Fortunately, the concept of customer breadth plays firmly into the hands of the distribution channel given it is also a major focus area for the vendor community. In the volume market at least, manufacturers want to work with distributors with access to the widest customer base possible. A reliance on just one or two big-spending customers is no longer seen as an acceptable strategy.

If tales of credit insurers showing more confidence in the Middle East distribution sector persist then it should be welcomed because the chances of business being conducted in a healthy, and ultimately less risky, manner will increase tremendously. Not only does credit insurance have an important role to play in protecting cashflow and profit, but it can strengthen the business relationship a wholesaler enjoys with suppliers, customers and partners.
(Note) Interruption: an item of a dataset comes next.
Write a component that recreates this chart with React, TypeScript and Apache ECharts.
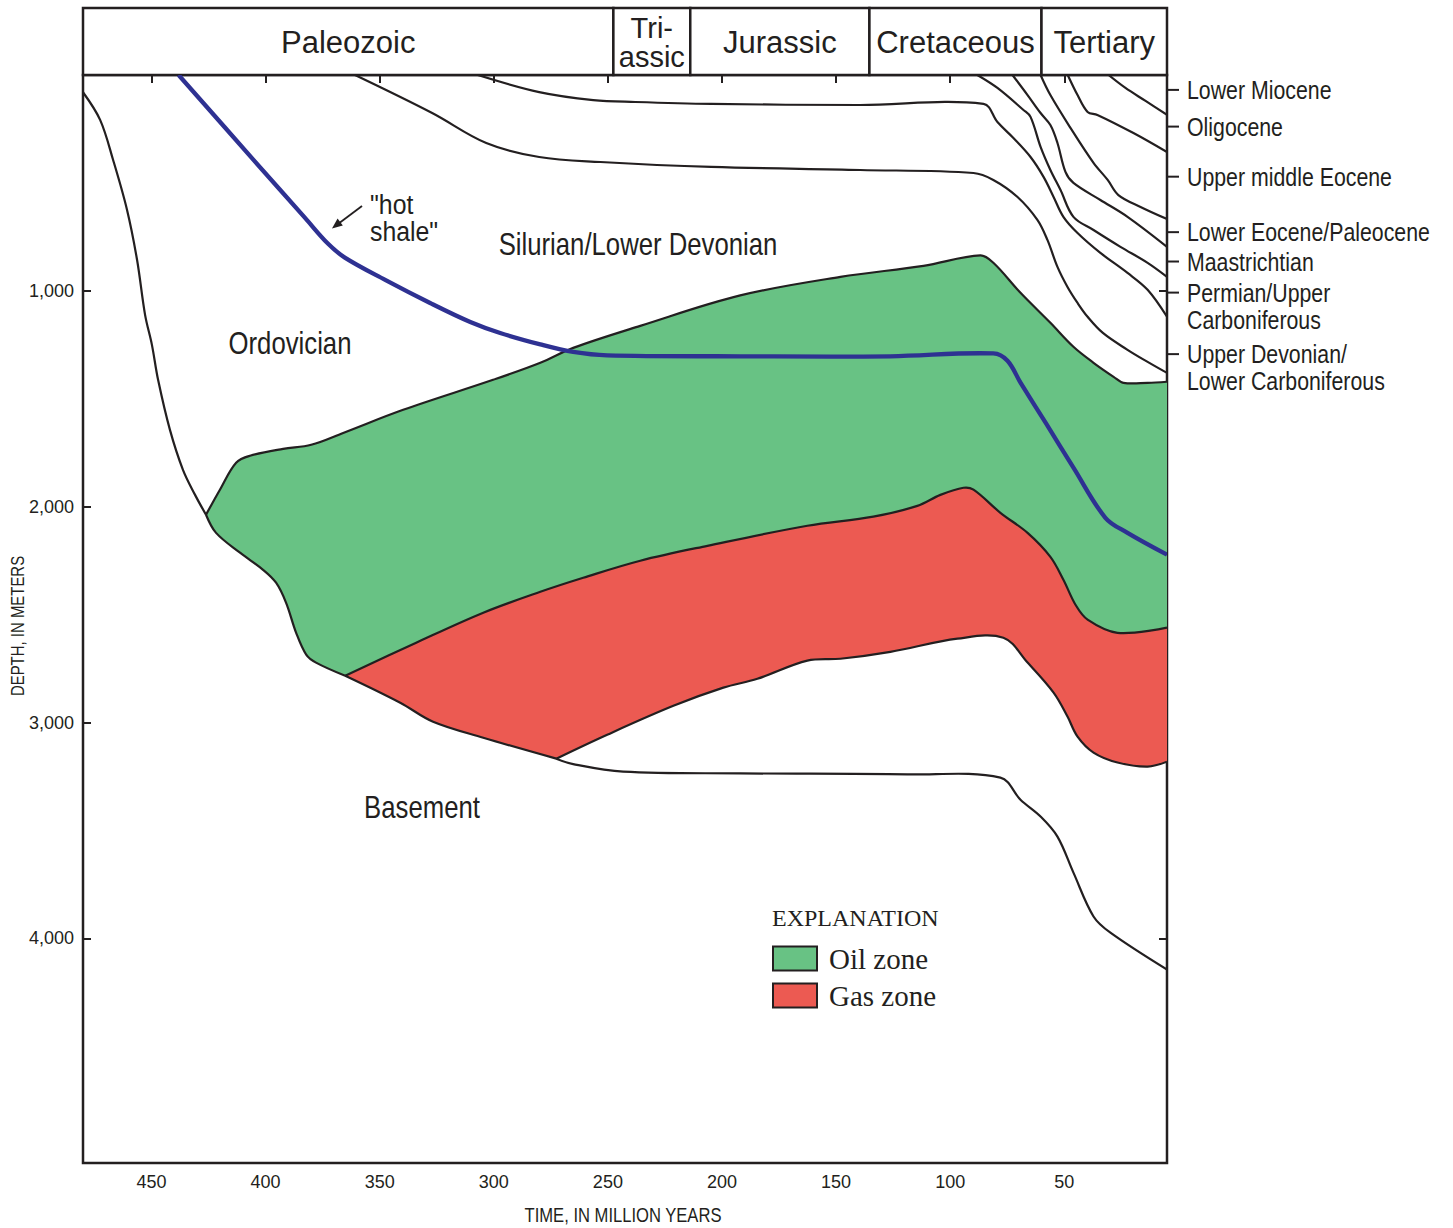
import React, { useEffect, useRef } from 'react';
import * as echarts from 'echarts';

// ---------- axis ranges & ticks ----------
const TIME_MAX = 480;
const TIME_MIN = 5;
const DEPTH_MIN = 0;
const DEPTH_MAX = 5040;
const timeTicks = [450, 400, 350, 300, 250, 200, 150, 100, 50];
const depthTicks = [1000, 2000, 3000, 4000];

// ---------- geologic periods (top band) ----------
const periodNames = ['Paleozoic', 'Tri-\nassic', 'Jurassic', 'Cretaceous', 'Tertiary'];
const periodStart = [480, 247.6, 213.9, 135.4, 60];
const periodEnd = [247.6, 213.9, 135.4, 60, 5];

// ---------- right-hand unit labels ----------
const horizonNames = [
  'Lower Miocene',
  'Oligocene',
  'Upper middle Eocene',
  'Lower Eocene/Paleocene',
  'Maastrichtian',
  'Permian/Upper\nCarboniferous',
  'Upper Devonian/\nLower Carboniferous',
];
const horizonDepths = [69, 239, 471, 728, 864, 1008, 1293];

// ---------- curves: [time Ma, depth m] ----------
const leftLimb = [
  [480, 80], [472.5, 208], [466.8, 394], [460.7, 625], [456.3, 857], [452.8, 1111],
  [449.8, 1250], [447.1, 1412], [441.9, 1644], [436.2, 1829], [430.9, 1945], [426.1, 2037],
];
const oilBase = [
  [426.1, 2037], [421.7, 2121], [411.2, 2213], [401.1, 2292], [395.4, 2352], [391, 2445],
  [386.6, 2584], [382.2, 2685], [377.9, 2722], [365.1, 2783],
];
const gasBaseLeft = [
  [365.1, 2783], [341, 2908], [326.6, 2996], [304.6, 3070], [272.6, 3167],
];
const basement = [
  [272.6, 3167], [265.2, 3192], [243.3, 3227], [192, 3235], [118.8, 3240], [78, 3255],
  [69.2, 3357], [60.4, 3435], [53, 3528], [46, 3695], [37.2, 3898], [29.8, 3973], [5, 4144],
];
const oilTop = [
  [426.1, 2037], [420, 1921], [412.9, 1796], [406.8, 1764], [392.3, 1732], [380, 1713],
  [366, 1658], [339.7, 1551], [300.3, 1412], [279.6, 1333], [265.2, 1264], [235.8, 1162],
  [192, 1021], [148.1, 935], [111.7, 884], [86.8, 836], [81.1, 870], [69.2, 1009],
  [56.1, 1148], [46, 1259], [37.2, 1333], [28.4, 1398], [24.1, 1426], [13.5, 1426], [5, 1421],
];
const oilGasContact = [
  [365.1, 2783], [334, 2630], [304.6, 2491], [279.6, 2394], [260.8, 2329], [235.8, 2250],
  [206.4, 2181], [162.6, 2088], [133.7, 2046], [114.4, 1996], [104.3, 1945], [94.2, 1912],
  [89.8, 1921], [78, 2028], [66.1, 2121], [56.1, 2232], [50.4, 2338], [45.1, 2454],
  [39.8, 2523], [26.7, 2584], [5, 2560],
];
const gasBase = [
  [272.6, 3167], [250.3, 3056], [221.3, 2922], [199.4, 2838], [184.5, 2797], [162.6, 2713],
  [148.1, 2704], [126.2, 2672], [96.8, 2611], [76.7, 2607], [66.1, 2722], [54.7, 2861],
  [48.6, 2972], [44.2, 3065], [37.2, 3139], [26.7, 3185], [13.5, 3204], [5, 3181],
];
const hotShale = [
  [438.1, 0], [405.2, 394], [382.7, 662], [372.6, 782], [365.1, 847], [347.6, 949],
  [327.9, 1056], [310.3, 1144], [297.2, 1195], [279.6, 1248], [265.2, 1283], [250.3, 1299],
  [192, 1303], [126.2, 1303], [81.1, 1290], [74.9, 1324], [69.2, 1425], [58, 1614],
  [46, 1819], [32, 2051], [22.3, 2121], [5, 2222],
];
const baseLowerMiocene = [[30.6, 0], [23.2, 60], [14.4, 120], [5, 185]];
const baseOligocene = [[48.5, 0], [44.2, 93], [39.8, 171], [35.5, 185], [19.7, 269], [5, 357]];
const baseUpperMiddleEocene = [
  [60.4, 0], [56.1, 93], [47.3, 245], [37.2, 407], [31, 486], [26.3, 556], [16.6, 611], [5, 667],
];
const baseLowerEocene = [
  [72.7, 0], [66.1, 93], [60.4, 176], [56.1, 232], [53, 315], [49.5, 449], [46, 500],
  [34.2, 579], [22.3, 657], [5, 796],
];
const baseMaastrichtian = [
  [88.1, 0], [79.3, 60], [67.9, 162], [64.8, 194], [60.4, 333], [56.1, 440], [51.7, 532],
  [46, 657], [37.2, 718], [25.4, 796], [13.5, 870], [5, 935],
];
const basePermian = [
  [307, 0], [280.1, 79], [256.4, 116], [238, 125], [204.7, 134], [139.4, 139], [85.4, 134],
  [79.3, 218], [72.3, 292], [64.8, 380], [59.1, 472], [54.7, 565], [50.4, 657], [44.2, 732],
  [34.2, 824], [22.3, 917], [13.5, 995], [5, 1120],
];
const baseUpperDevonian = [
  [360.8, 0], [327, 176], [303.3, 315], [280.1, 380], [253.3, 403], [204.7, 426],
  [139.4, 440], [89.8, 454], [81.1, 486], [70.5, 565], [61.8, 671], [57.4, 764], [53, 889],
  [48.6, 982], [44.2, 1056], [39.8, 1120], [33.1, 1195], [22.3, 1273], [13.5, 1329], [5, 1380],
];

// ---------- styling ----------
const INK = '#231f20';
const GREEN = '#68c284';
const RED = '#ec5a52';
const BLUE = '#2e3192';
const SANS = "'Liberation Sans', Arial, sans-serif";
const SERIF = "'Liberation Serif', 'Times New Roman', serif";
const SMOOTH = 0.35;
const NARROW_SCALE = 0.83;

const rev = (a: number[][]) => a.slice().reverse();
const last = (a: number[][]) => a[a.length - 1];
// polygons: segment ends are repeated so corners stay sharp under smoothing
const oilPolygon = [
  ...oilTop, last(oilTop), last(oilGasContact), ...rev(oilGasContact), ...rev(oilBase),
];
const gasPolygon = [
  ...oilGasContact, last(oilGasContact), last(gasBase), ...rev(gasBase), ...rev(gasBaseLeft),
];

function zoneSeries(name: string, pts: number[][], color: string) {
  return {
    type: 'custom',
    name,
    coordinateSystem: 'cartesian2d',
    xAxisIndex: 0,
    yAxisIndex: 0,
    z: 1,
    silent: true,
    clip: true,
    itemStyle: { color, borderColor: INK, borderWidth: 2 },
    data: pts,
    renderItem: (params: any, api: any) => {
      if (params.dataIndex !== 0) return null;
      return {
        type: 'polygon',
        shape: { points: pts.map((p) => api.coord(p)), smooth: SMOOTH },
        style: { fill: color, stroke: 'none' },
      };
    },
  };
}

function curveSeries(name: string, pts: number[][], color = INK, width = 2.2, z = 3) {
  return {
    type: 'custom',
    name,
    coordinateSystem: 'cartesian2d',
    xAxisIndex: 0,
    yAxisIndex: 0,
    z,
    silent: true,
    clip: true,
    data: pts,
    renderItem: (params: any, api: any) => {
      if (params.dataIndex !== 0) return null;
      return {
        type: 'polyline',
        shape: { points: pts.map((p) => api.coord(p)), smooth: SMOOTH },
        style: { fill: 'none', stroke: color, lineWidth: width, lineJoin: 'round', lineCap: 'butt' },
      };
    },
  };
}

function narrowText(text: string, x: number, y: number, size: number, align = 'center', extra: any = {}) {
  return {
    type: 'text',
    x,
    y,
    scaleX: NARROW_SCALE,
    ...extra,
    style: { text, fontFamily: SANS, fontSize: size, fill: INK, align, verticalAlign: 'middle', ...(extra.style || {}) },
  };
}

function buildOption() {
  return {
    animation: false,
    backgroundColor: '#ffffff',
    grid: [
      {
        left: 83, right: 286, top: 75, bottom: 65, show: true, borderColor: INK, borderWidth: 2.5,
        backgroundColor: 'transparent', containLabel: false, outerBoundsMode: 'none',
      },
      { left: 83, right: 286, top: 8, height: 67, show: false, containLabel: false, outerBoundsMode: 'none' },
    ],
    xAxis: [
      {
        type: 'value', gridIndex: 0, position: 'bottom', min: TIME_MIN, max: TIME_MAX, inverse: true,
        splitLine: { show: false },
        axisLine: { show: false },
        axisTick: { show: true, inside: true, length: 8, lineStyle: { color: INK, width: 2 }, customValues: timeTicks },
        axisLabel: { show: true, margin: 10, fontFamily: SANS, fontSize: 18, color: INK, customValues: timeTicks },
      },
      {
        type: 'value', gridIndex: 0, position: 'top', min: TIME_MIN, max: TIME_MAX, inverse: true,
        splitLine: { show: false },
        axisLine: { show: false },
        axisTick: { show: true, inside: true, length: 8, lineStyle: { color: INK, width: 2 }, customValues: timeTicks },
        axisLabel: { show: false, customValues: timeTicks },
      },
      { type: 'value', gridIndex: 1, min: TIME_MIN, max: TIME_MAX, inverse: true, show: false },
    ],
    yAxis: [
      {
        type: 'value', gridIndex: 0, position: 'left', min: DEPTH_MIN, max: DEPTH_MAX, inverse: true,
        splitLine: { show: false },
        axisLine: { show: false },
        axisTick: { show: true, inside: true, length: 8, lineStyle: { color: INK, width: 2 }, customValues: depthTicks },
        axisLabel: {
          show: true, margin: 9, fontFamily: SANS, fontSize: 18, color: INK, customValues: depthTicks,
          formatter: (v: number) => v.toLocaleString('en-US'),
        },
      },
      {
        type: 'value', gridIndex: 0, position: 'right', min: DEPTH_MIN, max: DEPTH_MAX, inverse: true,
        splitLine: { show: false },
        axisLine: { show: false },
        axisTick: { show: true, inside: true, length: 8, lineStyle: { color: INK, width: 2 }, customValues: depthTicks },
        axisLabel: { show: false, customValues: depthTicks },
      },
      { type: 'value', gridIndex: 1, min: 0, max: 1, show: false },
    ],
    legend: {
      show: true,
      orient: 'vertical',
      left: 772,
      top: 944,
      padding: 0,
      itemWidth: 44,
      itemHeight: 24,
      itemGap: 8,
      selectedMode: false,
      icon: 'rect',
      itemStyle: { borderColor: INK, borderWidth: 2 },
      textStyle: { fontFamily: SERIF, fontSize: 29, color: INK, padding: [0, 0, 0, 7] },
      data: [
        { name: 'Oil zone', itemStyle: { color: GREEN, borderColor: INK, borderWidth: 2 } },
        { name: 'Gas zone', itemStyle: { color: RED, borderColor: INK, borderWidth: 2 } },
      ],
    },
    graphic: [
      { type: 'text', left: 772, top: 906, style: { text: 'EXPLANATION', fontFamily: SERIF, fontSize: 24, fill: INK } },
      narrowText('TIME, IN MILLION YEARS', 623, 1215, 20),
      narrowText('DEPTH, IN METERS', 18, 626, 18, 'center', { rotation: Math.PI / 2 }),
      narrowText('Silurian/Lower Devonian', 638, 244, 31),
      narrowText('Ordovician', 290, 343, 31),
      narrowText('Basement', 422, 807, 31),
      {
        type: 'text', x: 370, y: 191, scaleX: 0.92,
        style: { text: '"hot\nshale"', fontFamily: SANS, fontSize: 27, lineHeight: 27, fill: INK, align: 'left', verticalAlign: 'top' },
      },
      { type: 'line', shape: { x1: 362, y1: 206, x2: 338, y2: 224 }, style: { stroke: INK, lineWidth: 1.8 } },
      { type: 'polygon', shape: { points: [[332, 228.5], [342.8, 225.5], [337.6, 218.6]] }, style: { fill: INK } },
    ],
    series: [
      zoneSeries('Oil zone', oilPolygon, GREEN),
      zoneSeries('Gas zone', gasPolygon, RED),
      curveSeries('leftLimb', leftLimb),
      curveSeries('oilBase', oilBase),
      curveSeries('gasBaseLeft', gasBaseLeft),
      curveSeries('basement', basement),
      curveSeries('oilTop', oilTop),
      curveSeries('oilGas', oilGasContact),
      curveSeries('gasBase', gasBase),
      curveSeries('h1', baseLowerMiocene),
      curveSeries('h2', baseOligocene),
      curveSeries('h3', baseUpperMiddleEocene),
      curveSeries('h4', baseLowerEocene),
      curveSeries('h5', baseMaastrichtian),
      curveSeries('h6', basePermian),
      curveSeries('h7', baseUpperDevonian),
      curveSeries('hot shale', hotShale, BLUE, 4.3, 4),
      {
        type: 'custom',
        name: 'periods',
        coordinateSystem: 'cartesian2d',
        xAxisIndex: 2,
        yAxisIndex: 2,
        silent: true,
        data: periodNames.map((_, i) => [periodStart[i], periodEnd[i]]),
        encode: { x: [0, 1] },
        renderItem: (params: any, api: any) => {
          const i = params.dataIndex;
          const p0 = api.coord([periodStart[i], 1]);
          const p1 = api.coord([periodEnd[i], 0]);
          const twoLine = periodNames[i].indexOf('\n') >= 0;
          return {
            type: 'group',
            children: [
              {
                type: 'rect',
                shape: { x: p0[0], y: p0[1], width: p1[0] - p0[0], height: p1[1] - p0[1] },
                style: { fill: '#ffffff', stroke: INK, lineWidth: 2.5 },
              },
              {
                type: 'text',
                x: (p0[0] + p1[0]) / 2,
                y: (p0[1] + p1[1]) / 2 + 1,
                style: {
                  text: periodNames[i], fontFamily: SANS, fontSize: twoLine ? 29 : 31, lineHeight: 29,
                  fill: INK, align: 'center', verticalAlign: 'middle',
                },
              },
            ],
          };
        },
      },
      {
        type: 'custom',
        name: 'units',
        coordinateSystem: 'cartesian2d',
        xAxisIndex: 0,
        yAxisIndex: 0,
        silent: true,
        clip: false,
        data: horizonDepths.map((d) => [TIME_MIN, d]),
        renderItem: (params: any, api: any) => {
          const p = api.coord([api.value(0), api.value(1)]);
          return {
            type: 'group',
            children: [
              { type: 'line', shape: { x1: p[0], y1: p[1], x2: p[0] + 12, y2: p[1] }, style: { stroke: INK, lineWidth: 2 } },
              {
                type: 'text', x: p[0] + 20, y: p[1] - 13.5, scaleX: 0.82,
                style: {
                  text: horizonNames[params.dataIndex], fontFamily: SANS, fontSize: 26, lineHeight: 27,
                  fill: INK, align: 'left', verticalAlign: 'top',
                },
              },
            ],
          };
        },
      },
    ],
  };
}

export default function App() {
  const ref = useRef<HTMLDivElement>(null);
  useEffect(() => {
    if (!ref.current) return;
    const chart = echarts.init(ref.current, null, { renderer: 'svg' });
    chart.setOption(buildOption() as any);
    return () => chart.dispose();
  }, []);
  return (
    <div
      ref={ref}
      style={{ position: 'absolute', left: 0, top: 0, width: 1453, height: 1228, background: '#ffffff' }}
    />
  );
}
A study carried out in Europe last year revealed that in terms of credit operating costs as a percentage of sales volume, an average of 1.38% of a company’s annual sales could be saved by the existence of a credit insurance policy.

Let’s assume for a moment that this figure is relevant to the Middle East and put it into some kind of context. On the basis that the average turnover of the top 15 largest UAE-based distributors in 2006 was US$200m, the saving from having credit insurance would equate to US$2.76m a year — not exactly a figure to be sniffed at when you consider the challenges of operating in this sector.

What’s more, research shows that credit insured firms generally enjoy healthier relationships with their banks, leading to such advantages as better access to short-term finance and capital. Now is as good a time as any for distributors and sub-distributors to decide if adequate credit insurance is an unnecessary luxury or a vital tool for growth.